Paper Tiger Paranoia: the special power of fear. Our ancestors could make 2 kinds of mistakes: (1) thinking there was a tiger in the bushes when there wasn’t one and (2) thinking there was no tiger in the bush, when there actually was one. The cost of the first mistake was needless anxiety, while the cost of the second one was death. Consequently, we evolved to make the first mistake a thousand times to avoid making the second mistake even once. In general, the default setting of the brain is to over-estimate threats, under-estimate opportunities and under-estimate resources both for coping with threats and for fulfilling opportunities.
Unless you consciously take in a good experience, it usually washes through the brain like water through a sieve, leaving little good behind (in the meantime, your bad experiences are being caught in the sieve by negatively biased memory).

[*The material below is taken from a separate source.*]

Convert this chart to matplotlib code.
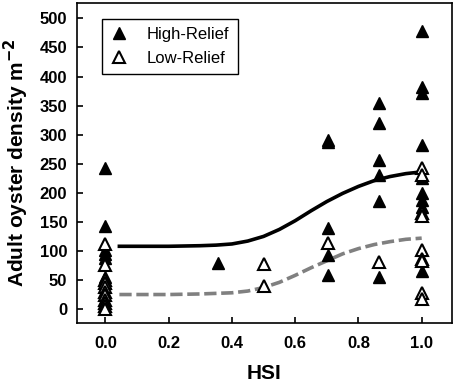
import matplotlib
matplotlib.use('Agg')
import matplotlib.pyplot as plt

plt.rcParams['font.family'] = ['Liberation Sans', 'DejaVu Sans']

# Data
high_x = [0.0, 0.0, 0.0, 0.0, 0.0, 0.0, 0.0,
          0.355,
          0.705, 0.705, 0.705, 0.705, 0.705,
          0.865, 0.865, 0.865, 0.865, 0.865, 0.865,
          1.0, 1.0, 1.0, 1.0, 1.0, 1.0, 1.0, 1.0, 1.0]
high_y = [242, 143, 102, 95, 88, 55, 45,
          80,
          291, 287, 139, 93, 59,
          354, 320, 257, 230, 186, 56,
          478, 382, 372, 283, 225, 199, 188, 176, 66]

low_x = [0.0, 0.0, 0.0, 0.0, 0.0, 0.0, 0.0, 0.0, 0.0, 0.0, 0.0,
         0.5, 0.5,
         0.705,
         0.865,
         1.0, 1.0, 1.0, 1.0, 1.0, 1.0, 1.0, 1.0, 1.0]
low_y = [112, 75, 50, 45, 38, 30, 25, 15, 10, 5, 0,
         78, 40,
         113,
         81,
         242, 230, 165, 160, 101, 86, 82, 27, 18]

# fitted curves, sampled from the figure
curve_x = [0.044, 0.1, 0.2, 0.3, 0.35, 0.4, 0.45, 0.5, 0.55, 0.6,
           0.65, 0.7, 0.75, 0.8, 0.85, 0.9, 0.95, 1.0]
high_fit = [108, 108, 108, 109, 110, 112, 117, 125, 137, 152,
            169, 185, 199, 211, 221, 228, 233, 236]
low_fit = [25, 25, 25, 26, 27, 28, 31, 37, 46, 58,
           71, 83, 95, 104, 111, 116, 120, 122]

fig = plt.figure(figsize=(4.54, 3.85), dpi=100)
ax = fig.add_axes([0.1696, 0.161, 0.8254, 0.8304])

ax.plot(curve_x, high_fit, color='black', linewidth=2.6, zorder=2)
ax.plot(curve_x, low_fit, color='#808080', linewidth=2.6,
        linestyle=(0, (3.4, 1.3)), zorder=2)

ax.plot(high_x, high_y, linestyle='none', marker='^', markersize=9,
        markerfacecolor='black', markeredgecolor='black', label='High-Relief', zorder=3)
ax.plot(low_x, low_y, linestyle='none', marker='^', markersize=9,
        markerfacecolor='white', markeredgecolor='black', markeredgewidth=1.5,
        label='Low-Relief', zorder=3)

ax.set_xlim(-0.09, 1.095)
ax.set_ylim(-24, 526)
ax.set_xticks([0.0, 0.2, 0.4, 0.6, 0.8, 1.0])
ax.set_xticklabels(['0.0', '0.2', '0.4', '0.6', '0.8', '1.0'])
ax.set_yticks(range(0, 501, 50))

for s in ax.spines.values():
    s.set_linewidth(1.2)
ax.tick_params(axis='both', direction='in', length=4, width=1.2, labelsize=12)
ax.tick_params(axis='x', pad=9)
ax.tick_params(axis='y', pad=7)
for lab in ax.get_xticklabels() + ax.get_yticklabels():
    lab.set_fontweight('bold')

ax.set_xlabel('HSI', fontsize=15, fontweight='bold', labelpad=10)
ax.set_ylabel('Adult oyster density m$^{\\mathbf{-2}}$', fontsize=15,
              fontweight='bold', labelpad=6)

leg = ax.legend(loc='upper left', bbox_to_anchor=(0.067, 0.951), borderaxespad=0,
                fontsize=12, fancybox=False, edgecolor='black', framealpha=1,
                handlelength=1.0, handletextpad=1.2, labelspacing=0.5,
                borderpad=0.5)
leg.get_frame().set_linewidth(1.0)

fig.savefig('out.png', dpi=100)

How to “Take in the Good”:
(1) Notice a positive experience that is already present: in the foreground of awareness or in the background of awareness
(2) Create a positive experience by
- finding good facts in your current setting
- finding good facts in recent events
- finding good facts in ongoing conditions
- finding good facts in your personal qualities
- finding good facts in the past
- anticipating good facts in the future
- sharing the good with others
- finding the good in the bad
- caring about others
- seeing good in the lives of others
- imagining good facts
- producing good facts
- directly evoking a positive experience
- seeing life as an opportunity
Good facts are all around, even if life is difficult. The sun rose today, the coffee smells good, the birds are singing. Good facts persist inside you: your heart keeps beating, your mind is full of abilities. Sometimes it may be impossible to notice or create a good experience. The mind could be shattered by agonizing pain or a terrible loss, or smothered by an overwhelming depression. Then all you can do is ride out the storm – being with it, letting it be – hopefully with some underlying compassion for yourself. But most of the time, it is possible to notice or create a good experience, whether it’s looking around for something you like seeing, recognizing your good intentions, or thinking of someone/something you love.